En mis
excursiones entre semana, ahora que puedo, veo muchos animalillos y, con menos
frecuencia, me tropiezo con alguna persona. Nuestros montes están solitarios de
lunes a viernes.
Estos
encuentros con individuos de mi misma especie suelen ser, cuanto menos,
curiosos. El de hoy lo ha sido; voy a relatarlo.
Andaba
por un camino y he escuchado el sonido de un motor y hierros, clara señal de
que venía un vehículo de esos que ya han conocido muchos inviernos y muchos
kilómetros de tierra, piedras y polvo.
Como
estaba llegando a una curva, me he apartado a un lado para no tropezarme con él
de cara.
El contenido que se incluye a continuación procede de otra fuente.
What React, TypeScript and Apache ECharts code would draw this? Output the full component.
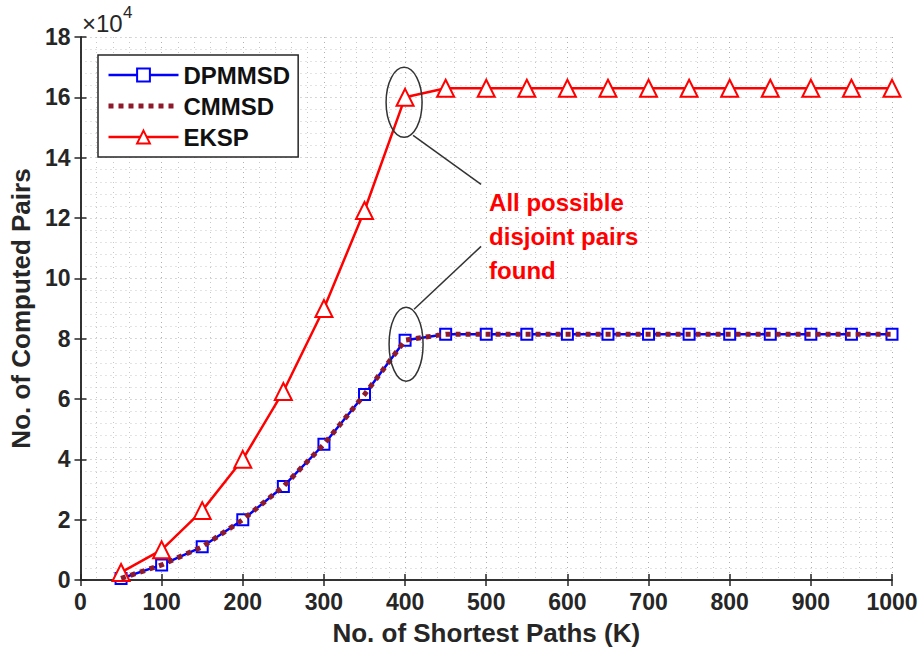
import React, { useEffect, useRef } from "react";
import * as echarts from "echarts";

const kValues = [50, 100, 150, 200, 250, 300, 350, 400, 450, 500, 550, 600, 650, 700, 750, 800, 850, 900, 950, 1000];
const dpmmsd = [500, 5000, 11000, 20000, 31000, 45000, 61500, 79500, 81500, 81500, 81500, 81500, 81500, 81500, 81500, 81500, 81500, 81500, 81500, 81500];
const cmmsd = [500, 5000, 11000, 20000, 31000, 45000, 61500, 79500, 81500, 81500, 81500, 81500, 81500, 81500, 81500, 81500, 81500, 81500, 81500, 81500];
const eksp = [2500, 10000, 23000, 40000, 62500, 90000, 122500, 160000, 163000, 163000, 163000, 163000, 163000, 163000, 163000, 163000, 163000, 163000, 163000, 163000];
const annotationText = ["All possible", "disjoint pairs", "found"];

const FONT = "'Liberation Sans', Arial, Helvetica, sans-serif";
const AXIS_COLOR = "#262626";
const CM_COLOR = "#8e1a2c";

function pairs(ys: number[]) {
  return kValues.map((x, i) => [x, ys[i]]);
}

export default function App() {
  const ref = useRef<HTMLDivElement>(null);
  useEffect(() => {
    if (!ref.current) return;
    const chart = echarts.init(ref.current, undefined, { renderer: "svg" });
    const grid = { left: 79, top: 37, right: 31, bottom: 77 };
    const axisCommon = {
      axisLine: { show: true, lineStyle: { color: AXIS_COLOR, width: 1.5 } },
      axisTick: { show: true, inside: true, length: 6, lineStyle: { color: AXIS_COLOR, width: 1.5 } },
    };
    const majorGrid = { show: true, lineStyle: { color: "#b0b0b0", type: [1, 4], width: 1 } };
    const minorGrid = { show: true, lineStyle: { color: "#c8c8c8", type: [1, 4], width: 1 } };
    const cmDash = [5, 5];
    chart.setOption({
      animation: false,
      backgroundColor: "#ffffff",
      grid: { ...grid, show: true, backgroundColor: "#ffffff", borderWidth: 0 },
      legend: {
        orient: "vertical",
        left: 98,
        top: 55,
        backgroundColor: "#ffffff",
        borderColor: AXIS_COLOR,
        borderWidth: 1.5,
        borderRadius: 0,
        padding: [8, 8, 8, 8],
        itemWidth: 70,
        itemHeight: 16,
        itemGap: 7,
        textStyle: { fontFamily: FONT, fontWeight: "bold", fontSize: 24, color: "#111" },
        data: [
          { name: "DPMMSD", lineStyle: { width: 2.5 } },
          { name: "CMMSD", itemStyle: { opacity: 0 }, lineStyle: { width: 5, type: cmDash, color: CM_COLOR } },
          { name: "EKSP", lineStyle: { width: 2.5 } },
        ],
      },
      xAxis: [
        {
          type: "value",
          min: 0,
          max: 1000,
          interval: 100,
          position: "bottom",
          name: "No. of Shortest Paths (K)",
          nameLocation: "middle",
          nameGap: 40,
          nameTextStyle: { fontFamily: FONT, fontWeight: "bold", fontSize: 26, color: AXIS_COLOR },
          ...axisCommon,
          axisLabel: {
            fontFamily: FONT,
            fontWeight: "bold",
            fontSize: 23,
            color: AXIS_COLOR,
            margin: 10,
            formatter: (v: number) => String(v),
          },
          splitLine: majorGrid,
          minorTick: { show: false, splitNumber: 5 },
          minorSplitLine: minorGrid,
        },
        {
          type: "value",
          min: 0,
          max: 1000,
          interval: 100,
          position: "top",
          ...axisCommon,
          axisLabel: { show: false },
          splitLine: { show: false },
        },
      ],
      yAxis: [
        {
          type: "value",
          min: 0,
          max: 180000,
          interval: 20000,
          position: "left",
          name: "No. of Computed Pairs",
          nameLocation: "middle",
          nameGap: 44,
          nameTextStyle: { fontFamily: FONT, fontWeight: "bold", fontSize: 26, color: AXIS_COLOR },
          ...axisCommon,
          axisLabel: {
            fontFamily: FONT,
            fontWeight: "bold",
            fontSize: 23,
            color: AXIS_COLOR,
            margin: 10,
            formatter: (v: number) => String(v / 10000),
          },
          splitLine: majorGrid,
          minorTick: { show: false, splitNumber: 5 },
          minorSplitLine: minorGrid,
        },
        {
          type: "value",
          min: 0,
          max: 180000,
          interval: 20000,
          position: "right",
          ...axisCommon,
          axisLabel: { show: false },
          splitLine: { show: false },
        },
      ],
      series: [
        {
          name: "DPMMSD",
          type: "line",
          data: pairs(dpmmsd),
          symbol: "emptyRect",
          symbolSize: 11,
          lineStyle: { color: "#0000ff", width: 2.5 },
          itemStyle: { color: "#0000ff", borderColor: "#0000ff", borderWidth: 1.5 },
          z: 2,
        },
        {
          name: "CMMSD",
          type: "line",
          data: pairs(cmmsd),
          symbol: "none",
          showSymbol: false,
          lineStyle: { color: CM_COLOR, width: 5, type: cmDash, cap: "butt" },
          itemStyle: { color: CM_COLOR },
          z: 6,
        },
        {
          name: "EKSP",
          type: "line",
          data: pairs(eksp),
          symbol: "emptyTriangle",
          symbolSize: 17,
          lineStyle: { color: "#ff0000", width: 2.5 },
          itemStyle: { color: "#ff0000", borderColor: "#ff0000", borderWidth: 2 },
          z: 5,
        },
      ],
    });

    const p1 = chart.convertToPixel({ xAxisIndex: 0, yAxisIndex: 0 }, [kValues[7], eksp[7]]) as number[];
    const p2 = chart.convertToPixel({ xAxisIndex: 0, yAxisIndex: 0 }, [kValues[7], dpmmsd[7]]) as number[];
    const e1 = { cx: p1[0] - 1, cy: p1[1] + 5, rx: 18, ry: 35 };
    const e2 = { cx: p2[0] + 1, cy: p2[1] + 4, rx: 17, ry: 37 };
    const textX = p1[0] + 84;
    const textY = p1[1] + 88;
    const grey = "#333333";

    chart.setOption({
      graphic: [
        {
          type: "text",
          x: 82,
          y: 11,
          style: { text: "×10", fontFamily: FONT, fontSize: 24, fill: AXIS_COLOR },
          z: 10,
        },
        {
          type: "text",
          x: 123,
          y: 4,
          style: { text: "4", fontFamily: FONT, fontSize: 17, fill: AXIS_COLOR },
          z: 10,
        },
        {
          type: "ellipse",
          shape: e1,
          style: { fill: "none", stroke: grey, lineWidth: 1.5 },
          z: 10,
        },
        {
          type: "ellipse",
          shape: e2,
          style: { fill: "none", stroke: grey, lineWidth: 1.5 },
          z: 10,
        },
        {
          type: "line",
          shape: { x1: e1.cx + 9, y1: e1.cy + e1.ry - 2, x2: textX - 8, y2: textY - 1 },
          style: { stroke: grey, lineWidth: 1.5 },
          z: 10,
        },
        {
          type: "line",
          shape: { x1: textX - 8, y1: textY + 61, x2: e2.cx + 8, y2: e2.cy - e2.ry + 2 },
          style: { stroke: grey, lineWidth: 1.5 },
          z: 10,
        },
        {
          type: "text",
          x: textX,
          y: textY,
          style: {
            text: annotationText.join("\n"),
            fontFamily: FONT,
            fontWeight: "bold",
            fontSize: 24,
            lineHeight: 34,
            fill: "#ff0000",
            verticalAlign: "top",
          },
          z: 10,
        },
      ],
    });

    return () => chart.dispose();
  }, []);
  return (
    <div
      ref={ref}
      style={{ position: "fixed", left: 0, top: 0, width: 923, height: 657 }}
    />
  );
}
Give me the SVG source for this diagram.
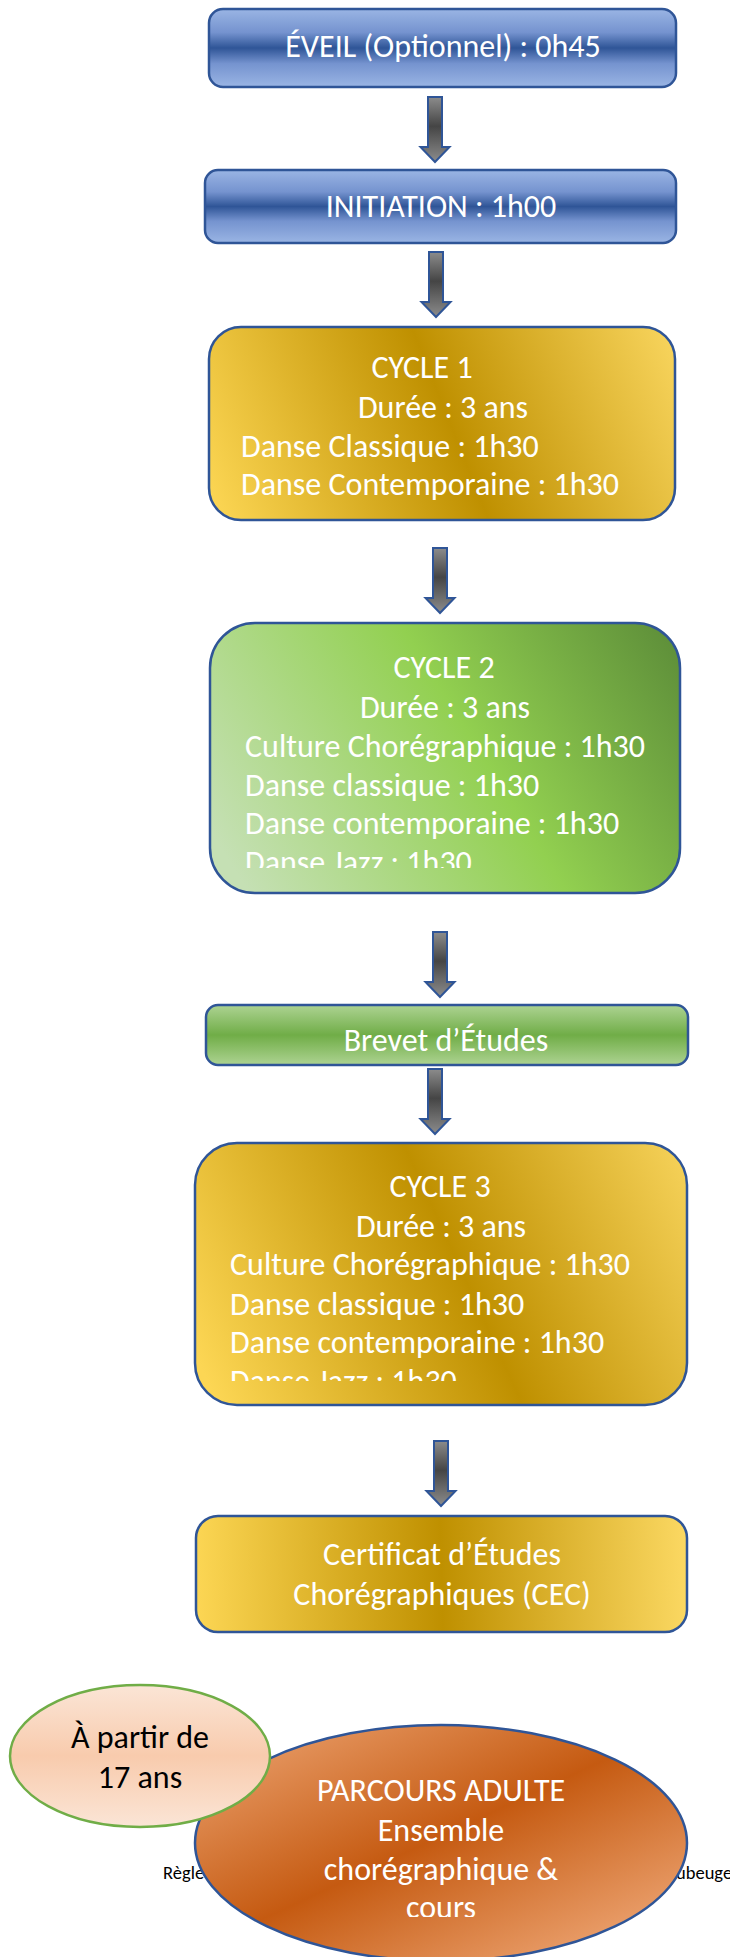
<svg xmlns="http://www.w3.org/2000/svg" width="730" height="1957" viewBox="0 0 730 1957">
<style>
.box{stroke:#2f5597;stroke-width:2.5}
.t{font-family:Carlito,Calibri,Lato,"Liberation Sans",sans-serif;font-size:32px;fill:#ffffff}
.m{text-anchor:middle}
.dk{fill:#000000}
.sm{font-size:18.5px}
.arrow{fill:url(#gArrow);stroke:#2f5597;stroke-width:2;stroke-linejoin:miter}
</style>
<defs>
<linearGradient id="gBlue" x1="0" y1="0" x2="0" y2="1">
<stop offset="0" stop-color="#9ab5e4"/>
<stop offset="0.3" stop-color="#7593cf"/>
<stop offset="0.5" stop-color="#2f5597"/>
<stop offset="0.7" stop-color="#7593cf"/>
<stop offset="1" stop-color="#9ab5e4"/>
</linearGradient>
<linearGradient id="gBrevet" x1="0" y1="0" x2="0" y2="1">
<stop offset="0" stop-color="#add392"/>
<stop offset="0.5" stop-color="#70ad47"/>
<stop offset="1" stop-color="#add392"/>
</linearGradient>
<linearGradient id="gGold1" gradientUnits="userSpaceOnUse" x1="215" y1="517" x2="685" y2="329">
<stop offset="0" stop-color="#fcd654"/>
<stop offset="0.5" stop-color="#bf9000"/>
<stop offset="1" stop-color="#fbd862"/>
</linearGradient>
<linearGradient id="gGold3" gradientUnits="userSpaceOnUse" x1="211" y1="1389" x2="715" y2="1159">
<stop offset="0" stop-color="#fcd654"/>
<stop offset="0.5" stop-color="#bf9000"/>
<stop offset="1" stop-color="#fbd862"/>
</linearGradient>
<linearGradient id="gGoldC" gradientUnits="userSpaceOnUse" x1="196" y1="1580" x2="687" y2="1568">
<stop offset="0" stop-color="#fcd654"/>
<stop offset="0.5" stop-color="#bf9000"/>
<stop offset="1" stop-color="#fbd862"/>
</linearGradient>
<linearGradient id="gGreen" gradientUnits="userSpaceOnUse" x1="253" y1="900" x2="713" y2="615">
<stop offset="0" stop-color="#c5e0b4"/>
<stop offset="0.5" stop-color="#92d050"/>
<stop offset="1" stop-color="#548235"/>
</linearGradient>
<linearGradient id="gOrange" gradientUnits="userSpaceOnUse" x1="352" y1="1645" x2="530" y2="2027">
<stop offset="0" stop-color="#f0aa7a"/>
<stop offset="0.5" stop-color="#c55a11"/>
<stop offset="1" stop-color="#f4b183"/>
</linearGradient>
<linearGradient id="gPeach" x1="0" y1="0" x2="0" y2="1">
<stop offset="0" stop-color="#fbe5d6"/>
<stop offset="0.5" stop-color="#f8cbad"/>
<stop offset="1" stop-color="#fbe5d6"/>
</linearGradient>
<linearGradient id="gArrow" x1="0" y1="0" x2="0" y2="1">
<stop offset="0" stop-color="#8c8c8c"/>
<stop offset="0.45" stop-color="#454545"/>
<stop offset="1" stop-color="#8c8c8c"/>
</linearGradient>
<path id="arrowShape" d="M-7,0 H7 V50 H14.5 L0,65 L-14.5,50 H-7 Z"/>
<clipPath id="clip2"><rect x="0" y="600" width="730" height="268"/></clipPath>
<clipPath id="clip3"><rect x="0" y="1150" width="730" height="231"/></clipPath>
<clipPath id="clipA"><rect x="0" y="1700" width="730" height="217"/></clipPath>
</defs>
<rect x="0" y="0" width="730" height="1957" fill="#ffffff"/>

<g id="connectors">
<use href="#arrowShape" class="arrow" x="435" y="97"/>
<use href="#arrowShape" class="arrow" x="436" y="252"/>
<use href="#arrowShape" class="arrow" x="440" y="548"/>
<use href="#arrowShape" class="arrow" x="440" y="932"/>
<use href="#arrowShape" class="arrow" x="435" y="1069"/>
<use href="#arrowShape" class="arrow" x="441" y="1441"/>
</g>

<g id="eveil">
<rect class="box" x="209" y="9" width="467" height="78" rx="14" fill="url(#gBlue)"/>
<text class="t m" x="443" y="57">ÉVEIL (Optionnel) : 0h45</text>
</g>

<g id="initiation">
<rect class="box" x="205" y="170" width="471" height="73" rx="13" fill="url(#gBlue)"/>
<text class="t m" x="441" y="217">INITIATION : 1h00</text>
</g>

<g id="cycle1">
<rect class="box" x="209" y="327" width="466" height="193" rx="32" fill="url(#gGold1)"/>
<text class="t m" x="422" y="378">CYCLE 1</text>
<text class="t m" x="443" y="418">Durée : 3 ans</text>
<text class="t" x="241" y="457">Danse Classique : 1h30</text>
<text class="t" x="241" y="495">Danse Contemporaine : 1h30</text>
</g>

<g id="cycle2">
<rect class="box" x="210" y="623" width="470" height="270" rx="45" fill="url(#gGreen)"/>
<text class="t m" x="444" y="678">CYCLE 2</text>
<text class="t m" x="445" y="718">Durée : 3 ans</text>
<g clip-path="url(#clip2)">
<text class="t" x="245" y="757">Culture Chorégraphique : 1h30</text>
<text class="t" x="245" y="796">Danse classique : 1h30</text>
<text class="t" x="245" y="834">Danse contemporaine : 1h30</text>
<text class="t" x="245" y="873">Danse Jazz : 1h30</text>
</g>
</g>

<g id="brevet">
<rect class="box" x="206" y="1005" width="482" height="60" rx="12" fill="url(#gBrevet)"/>
<text class="t m" x="446" y="1051">Brevet d’Études</text>
</g>

<g id="cycle3">
<rect class="box" x="195" y="1143" width="492" height="262" rx="42" fill="url(#gGold3)"/>
<text class="t m" x="440" y="1197">CYCLE 3</text>
<text class="t m" x="441" y="1237">Durée : 3 ans</text>
<g clip-path="url(#clip3)">
<text class="t" x="230" y="1275">Culture Chorégraphique : 1h30</text>
<text class="t" x="230" y="1315">Danse classique : 1h30</text>
<text class="t" x="230" y="1353">Danse contemporaine : 1h30</text>
<text class="t" x="230" y="1392">Danse Jazz : 1h30</text>
</g>
</g>

<g id="cec">
<rect class="box" x="196" y="1516" width="491" height="116" rx="22" fill="url(#gGoldC)"/>
<text class="t m" x="442" y="1565">Certificat d’Études</text>
<text class="t m" x="442" y="1605">Chorégraphiques (CEC)</text>
</g>

<g id="footer">
<text class="t dk sm" x="163" y="1879">Règle</text>
<text class="t dk sm" x="676" y="1879">ubeuge</text>
</g>

<g id="adulte">
<ellipse class="box" cx="441" cy="1843" rx="246" ry="118" fill="url(#gOrange)"/>
<g clip-path="url(#clipA)">
<text class="t m" x="441" y="1801">PARCOURS ADULTE</text>
<text class="t m" x="441" y="1841">Ensemble</text>
<text class="t m" x="441" y="1880">chorégraphique &amp;</text>
<text class="t m" x="441" y="1918">cours</text>
</g>
</g>

<g id="age">
<ellipse cx="140" cy="1756" rx="130" ry="71" fill="url(#gPeach)" stroke="#70ad47" stroke-width="2.5"/>
<text class="t m dk" x="140" y="1748">À partir de</text>
<text class="t m dk" x="140" y="1788">17 ans</text>
</g>
</svg>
En cuanto me ha visto ha frenado en seco delante de mí. Era
ciertamente un coche ya viejecito y desvencijado, y su conductor, un hombre de
edad difícil de calcular, malcarado, de catadura espesa, como diría García
Márquez.
“Què
fem?” me ha espetado, sin saludo previo. Le he respondido,”Donant un passejet
per ací”. Ha seguido un silencio mientras me miraba de arriba a abajo; y cuando
ya me había escaneado, ha dicho, “Necessita algo?” “No, gràcies, porte de tot
en la motxilla”, le he contestado.
Ha
puesto el motor en marcha y tras un “Au! Que vaja bé!”, se ha alejado por el
camino, envuelto en una nube de polvo. Y yo he seguido la ruta pensando que hombres
como estos, esculpidos por el monte, rudos, solidarios en su mundo, quedan
pocos. Son gente de otros tiempos.
Y he
pensado también que me siento más cerca de gente así, que de todos esos que
inundan montes y carreteras los fines de semana, debidamente “uniformados” y
haciendo cosas que se nombran en inglés.